By: Kim Saxton
This semester, for the 11th semester in a row, the top marketing person at Delta Faucet joined our marketing MBAs to share their multi-year rebranding effort. Last week, Susan Fisher spent 2-1/2 hours walking us through: all the steps they’ve taken, how they came up with this strategy, and the long-term payoff of strategic marketing. The story itself is highly engaging. But this time, I tried to capture some key recommendations about how to craft and execute a great marketing strategy:
- Look inward in positioning and branding. Delta spent 18 months trying to understand the market and what consumers were doing with faucets. But, when it came time to finalize their positioning and branding, they looked inward. What is Delta already good at? You want to leverage what you are already doing in your positioning, if you can. For Delta, innovation had always been part of its history and was a reason for its founding. Likewise, the brand has to be something that the people can believe in and carry out every day. You have to be who you really are.
- Recognize when you need multiple brands. Faucet needs are highly diversified. Some people are price-driven. Others want extremely stylish faucets and are willing to pay for it. This breadth is too high for 1 brand to cover. So, Delta Faucets manages 3 brands to cover the entire market. Delta is the company’s signature brand.

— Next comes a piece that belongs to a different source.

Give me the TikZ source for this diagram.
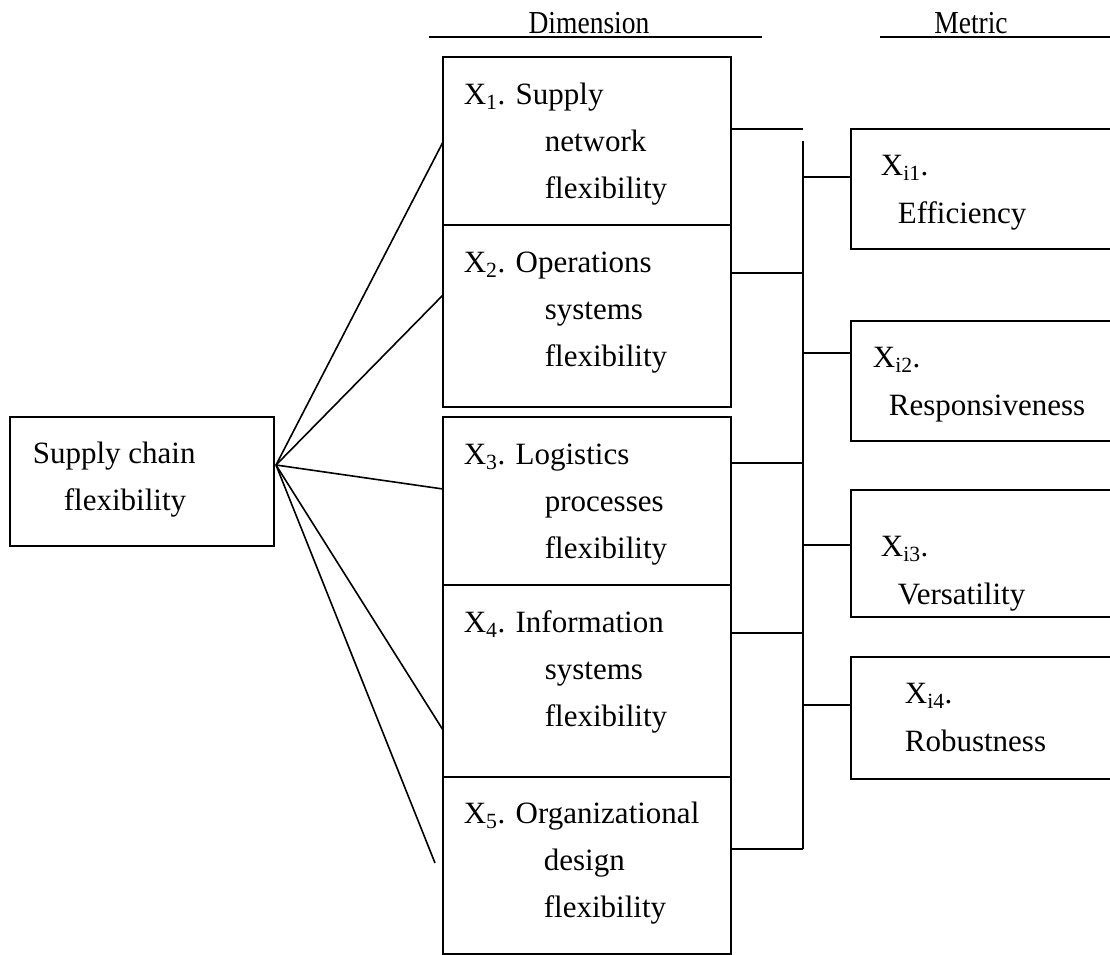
\documentclass[tikz,border=0pt]{standalone}
\usepackage{fontspec}
\setmainfont{Liberation Serif}
\begin{document}
\begin{tikzpicture}[x=1pt,y=-1pt,line width=1.7pt,
  box/.style={draw,rectangle,anchor=north west,inner sep=0pt,outer sep=0pt},
  txt/.style={anchor=base west,inner sep=0pt,font=\fontsize{31}{37}\selectfont},
  head/.style={anchor=base,inner sep=0pt,font=\fontsize{32}{38}\selectfont},
  link/.style={draw,line width=1.6pt}]
\useasboundingbox (0,0) rectangle (1110,954);
\clip (0,0) rectangle (1110,954);
% headers
\node[head] (hd) at (589,33) {\scalebox{0.86}[1]{Dimension}};
\node[head] (hm) at (971,33) {\scalebox{0.86}[1]{Metric}};
\draw (429,37) -- (762,37);
\draw (880,37) -- (1112,37);
% root box
\node[box,minimum width=264pt,minimum height=129pt] (root) at (10,417) {};
\node[txt] (r1) at (32,463) {Supply chain};
\node[txt] (r2) at (63,510) {flexibility};
% dimension boxes
\node[box,minimum width=288pt,minimum height=168pt] (d1) at (443,57) {};
\node[box,minimum width=288pt,minimum height=182pt] (d2) at (443,225) {};
\node[box,minimum width=288pt,minimum height=168pt] (d3) at (443,417) {};
\node[box,minimum width=288pt,minimum height=192pt] (d4) at (443,585) {};
\node[box,minimum width=288pt,minimum height=177pt] (d5) at (443,777) {};
\node[txt] (d1a) at (463,104) {X\textsubscript{1}. Supply};
\node[txt] (d1b) at (544,151) {network};
\node[txt] (d1c) at (544,198) {flexibility};
\node[txt] (d2a) at (463,272) {X\textsubscript{2}. Operations};
\node[txt] (d2b) at (544,319) {systems};
\node[txt] (d2c) at (544,366) {flexibility};
\node[txt] (d3a) at (463,464) {X\textsubscript{3}. Logistics};
\node[txt] (d3b) at (544,511) {processes};
\node[txt] (d3c) at (544,558) {flexibility};
\node[txt] (d4a) at (463,632) {X\textsubscript{4}. Information};
\node[txt] (d4b) at (544,679) {systems};
\node[txt] (d4c) at (544,726) {flexibility};
\node[txt] (d5a) at (463,823) {X\textsubscript{5}. Organizational};
\node[txt] (d5b) at (543,870) {design};
\node[txt] (d5c) at (543,917) {flexibility};
% metric boxes
\node[box,minimum width=300pt,minimum height=120pt] (m1) at (851,129) {};
\node[box,minimum width=300pt,minimum height=120pt] (m2) at (851,321) {};
\node[box,minimum width=300pt,minimum height=127pt] (m3) at (851,490) {};
\node[box,minimum width=300pt,minimum height=122pt] (m4) at (851,657) {};
\node[txt] (m1a) at (880,175) {X\textsubscript{i1}.};
\node[txt] (m1b) at (897,223) {Efficiency};
\node[txt] (m2a) at (872,367) {X\textsubscript{i2}.};
\node[txt] (m2b) at (888,415) {Responsiveness};
\node[txt] (m3a) at (880,556) {X\textsubscript{i3}.};
\node[txt] (m3b) at (897,604) {Versatility};
\node[txt] (m4a) at (904,703) {X\textsubscript{i4}.};
\node[txt] (m4b) at (904,751) {Robustness};
% fan from root
\coordinate (f) at (276,465);
\coordinate (e1) at (443,142);
\coordinate (e2) at (443,295);
\coordinate (e3) at (443,489);
\coordinate (e4) at (443,730);
\coordinate (e5) at (435,863);
\draw[link] (f) -- (e1);
\draw[link] (f) -- (e2);
\draw[link] (f) -- (e3);
\draw[link] (f) -- (e4);
\draw[link] (f) -- (e5);
% bus
\coordinate (b1) at (803,129);
\coordinate (btop) at (803,141);
\coordinate (b2) at (803,273);
\coordinate (b3) at (803,463);
\coordinate (b4) at (803,633);
\coordinate (b5) at (803,849);
\draw[link] (d1.east |- b1) -- (b1);
\draw[link] (d2.east |- b2) -- (b2);
\draw[link] (d3.east |- b3) -- (b3);
\draw[link] (d4.east |- b4) -- (b4);
\draw[link] (d5.east |- b5) -- (b5);
\draw[link] (btop) -- (b5);
\coordinate (c1) at (803,177);
\coordinate (c2) at (803,353);
\coordinate (c3) at (803,545);
\coordinate (c4) at (803,705);
\draw[link] (c1) -- (m1.west |- c1);
\draw[link] (c2) -- (m2.west |- c2);
\draw[link] (c3) -- (m3.west |- c3);
\draw[link] (c4) -- (m4.west |- c4);
\end{tikzpicture}
\end{document}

- When you segment the market, your goal should be to figure out which segments you can connect with. Believe it or not, there are about 8 consumer segments in faucets. But, only 3 are available for a pull strategy such that they could be motivated to seek out a faucet brand. The others are not reachable via marketing communications: someone else chooses, always pick the lowest price, completely disengaged, etc. You have to focus on those can motivate to action.
- Find the customers that value the same things you do. Your goal in picking a target segment is to reach out to those who already value what you do. Then, tee up communications that make it easy for them to recognize that you offer what they want.
- Remember that segmentation and positioning research is a snapshot in time. Once a brand in the market does something major like rebranding, they will shift how customers think. New attributes will become important. Competitors will react. This means that the axes and positions on market research tools like perceptual maps will shift over time. So, you have to redo your market research every 3-5 years.
- You need to understand customers’ journeys to purchase. While there is a general decision making process, you need to understand how it varies in your category. What steps do customers go through and what sources of information are they using? You especially need to figure out the role of traditional vs. online sources of information. While only 3% of faucets are sold online, 70% of purchases are influenced by online information.
- Today, offline and online advertising work together. Early on in their rebranding, Delta noticed that online hits went up during and after its best TV ads ran. Now, they can use this as a metric to assess media choices and ad effectiveness.
- Bring the branding through all the touchpoints. Don’t stop at ads and the website, look broadly for places to bring your branding alive. Delta redid its packaging, POP displays and even created new displays to generate more revenue for its retailers. All of this worked together to provide a cohesive look for the brand and one that generated more $ for distribution partners.
- Make the online experience interactive. People go to the web to engage with brands. So, give them a way to engage with your product features and connect to your positioning. Games, contests and sweepstakes can cleverly highlight key benefits. For the ToucH2O kitchen faucet (touch on/off), there was a “whack-a-mole” type game that was touch on, touch off. In2ition Dual Shower Head (hand-held showerhead within fixed head) had a “wash off” game. Now, H2Kinetic showers (more power, less water) has a “reasons to shower” sweepstakes. Make “getting” your branding fun for customers.
- Long-term, brand building efforts do payoff. After three years of consistent messaging backed by new product innovation, Delta Faucet has seen earned media increase by 250%, web traffic up 200%, and unaided recall up a solid 15 percentage points. Even better, market share is up – an actual “hockey stick” reversal for Delta.
Well done, Delta Faucet. And thanks to Susan Fisher for continuing a partnership with marketing degree students at the Kelley School. Have you seen what Delta can do?